-- Goal --
From the entries below, extract every line that includes the word "this".

======== Given data ========

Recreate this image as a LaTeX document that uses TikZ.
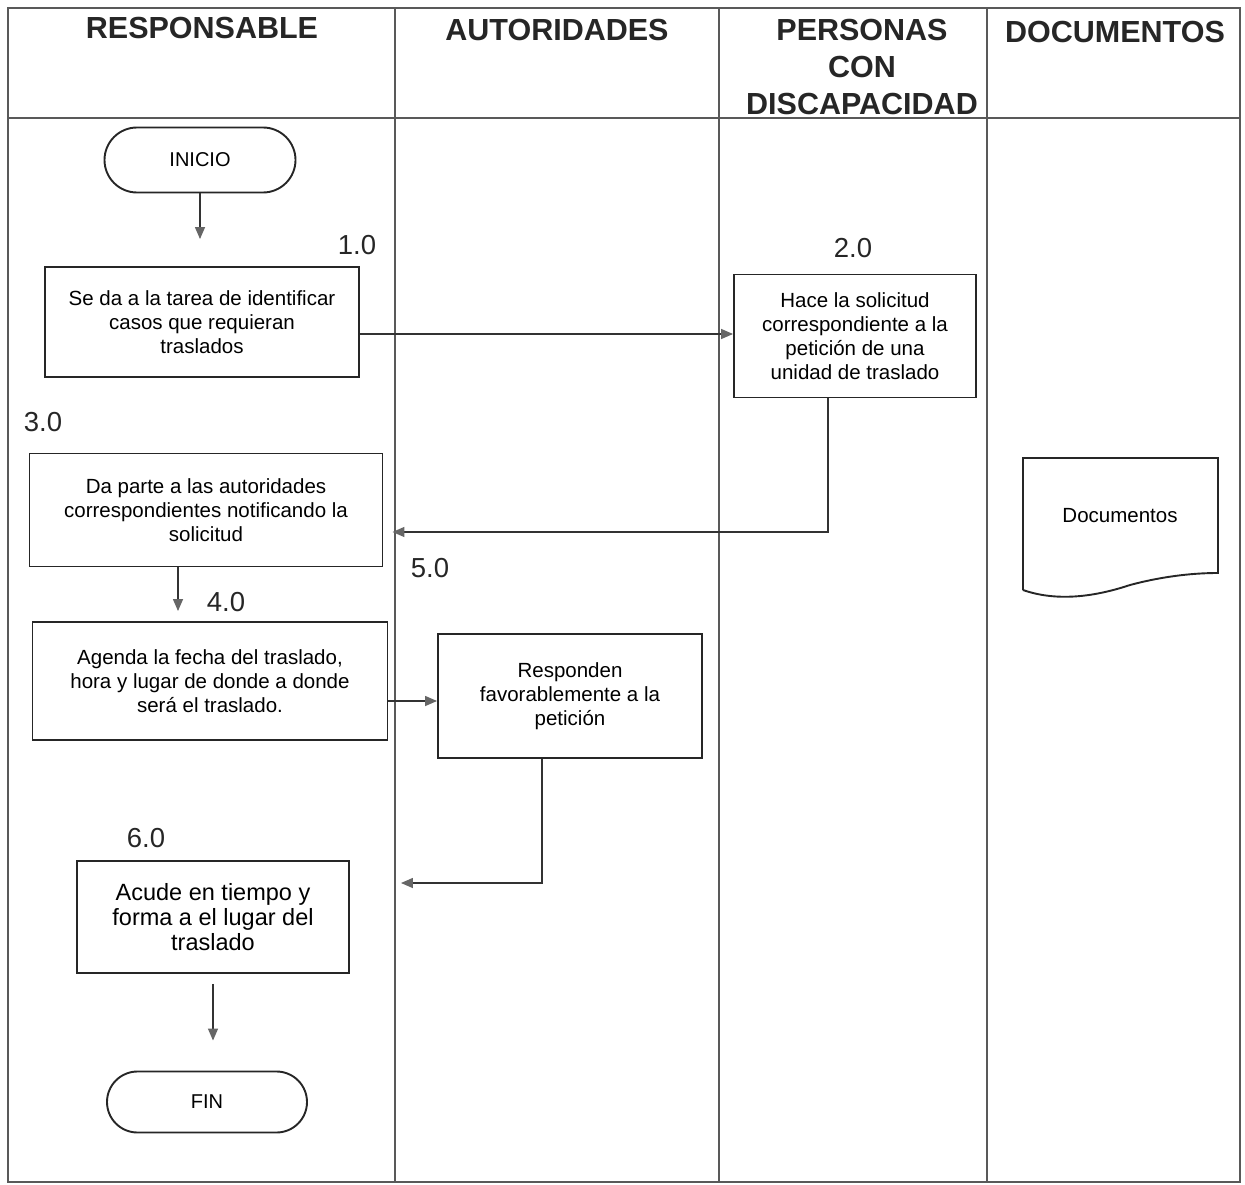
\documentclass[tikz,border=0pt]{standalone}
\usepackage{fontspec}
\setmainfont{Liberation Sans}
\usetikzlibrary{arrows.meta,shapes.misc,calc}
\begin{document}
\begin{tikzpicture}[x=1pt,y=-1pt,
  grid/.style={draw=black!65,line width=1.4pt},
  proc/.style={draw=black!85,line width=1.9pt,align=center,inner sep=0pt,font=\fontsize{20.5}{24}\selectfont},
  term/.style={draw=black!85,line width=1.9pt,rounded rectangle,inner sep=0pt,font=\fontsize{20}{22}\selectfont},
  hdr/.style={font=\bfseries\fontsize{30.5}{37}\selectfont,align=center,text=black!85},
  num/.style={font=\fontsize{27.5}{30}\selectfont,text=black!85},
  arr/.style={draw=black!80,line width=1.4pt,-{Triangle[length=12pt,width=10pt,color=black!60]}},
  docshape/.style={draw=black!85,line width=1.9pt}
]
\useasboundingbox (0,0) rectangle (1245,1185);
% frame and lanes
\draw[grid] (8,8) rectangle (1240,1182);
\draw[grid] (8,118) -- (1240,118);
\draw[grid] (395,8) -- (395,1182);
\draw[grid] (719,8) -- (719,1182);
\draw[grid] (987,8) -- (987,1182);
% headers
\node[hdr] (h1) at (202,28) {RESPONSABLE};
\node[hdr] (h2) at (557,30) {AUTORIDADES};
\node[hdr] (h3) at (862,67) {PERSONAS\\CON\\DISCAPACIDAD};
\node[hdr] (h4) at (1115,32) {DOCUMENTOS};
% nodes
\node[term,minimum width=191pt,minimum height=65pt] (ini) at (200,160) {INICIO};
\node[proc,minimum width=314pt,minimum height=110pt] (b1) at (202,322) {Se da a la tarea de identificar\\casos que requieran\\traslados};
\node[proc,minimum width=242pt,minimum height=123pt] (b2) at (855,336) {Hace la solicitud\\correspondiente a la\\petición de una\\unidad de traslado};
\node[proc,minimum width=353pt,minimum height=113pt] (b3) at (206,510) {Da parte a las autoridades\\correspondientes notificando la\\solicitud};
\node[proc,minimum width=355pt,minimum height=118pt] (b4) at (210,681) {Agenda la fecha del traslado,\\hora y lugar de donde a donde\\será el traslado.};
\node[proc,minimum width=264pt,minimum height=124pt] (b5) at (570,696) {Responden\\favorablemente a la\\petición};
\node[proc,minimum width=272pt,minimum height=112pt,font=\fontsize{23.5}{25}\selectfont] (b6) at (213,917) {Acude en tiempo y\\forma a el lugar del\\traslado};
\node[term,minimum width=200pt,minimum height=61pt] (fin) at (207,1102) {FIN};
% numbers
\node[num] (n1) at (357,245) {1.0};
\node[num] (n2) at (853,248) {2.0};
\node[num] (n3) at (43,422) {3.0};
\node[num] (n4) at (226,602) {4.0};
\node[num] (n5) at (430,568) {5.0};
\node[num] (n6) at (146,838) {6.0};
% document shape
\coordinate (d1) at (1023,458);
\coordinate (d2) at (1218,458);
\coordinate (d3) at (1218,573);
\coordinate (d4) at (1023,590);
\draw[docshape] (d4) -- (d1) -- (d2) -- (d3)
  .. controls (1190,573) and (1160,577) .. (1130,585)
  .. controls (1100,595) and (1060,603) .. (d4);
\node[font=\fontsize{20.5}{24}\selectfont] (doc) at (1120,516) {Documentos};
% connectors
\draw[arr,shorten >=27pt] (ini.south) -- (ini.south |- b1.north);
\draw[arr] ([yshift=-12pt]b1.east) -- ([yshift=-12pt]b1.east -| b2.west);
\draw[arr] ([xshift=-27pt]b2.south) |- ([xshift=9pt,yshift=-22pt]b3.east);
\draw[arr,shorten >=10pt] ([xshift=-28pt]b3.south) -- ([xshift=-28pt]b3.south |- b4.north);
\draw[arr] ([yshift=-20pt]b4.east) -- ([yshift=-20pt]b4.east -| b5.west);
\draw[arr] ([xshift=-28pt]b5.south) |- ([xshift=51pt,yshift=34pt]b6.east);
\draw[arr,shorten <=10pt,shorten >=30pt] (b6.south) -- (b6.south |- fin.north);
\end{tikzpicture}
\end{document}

========
======== Given data ========

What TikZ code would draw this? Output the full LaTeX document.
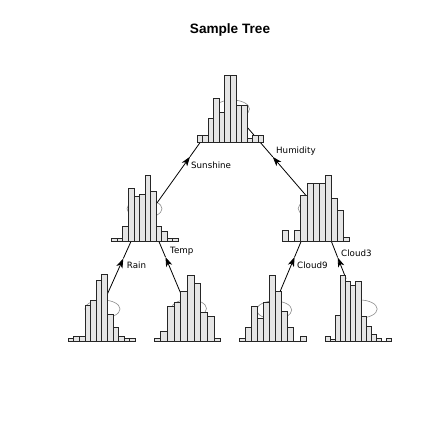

========

-- Full solution --
Recreate this image as a LaTeX document that uses TikZ.
What TikZ code would draw this? Output the full LaTeX document.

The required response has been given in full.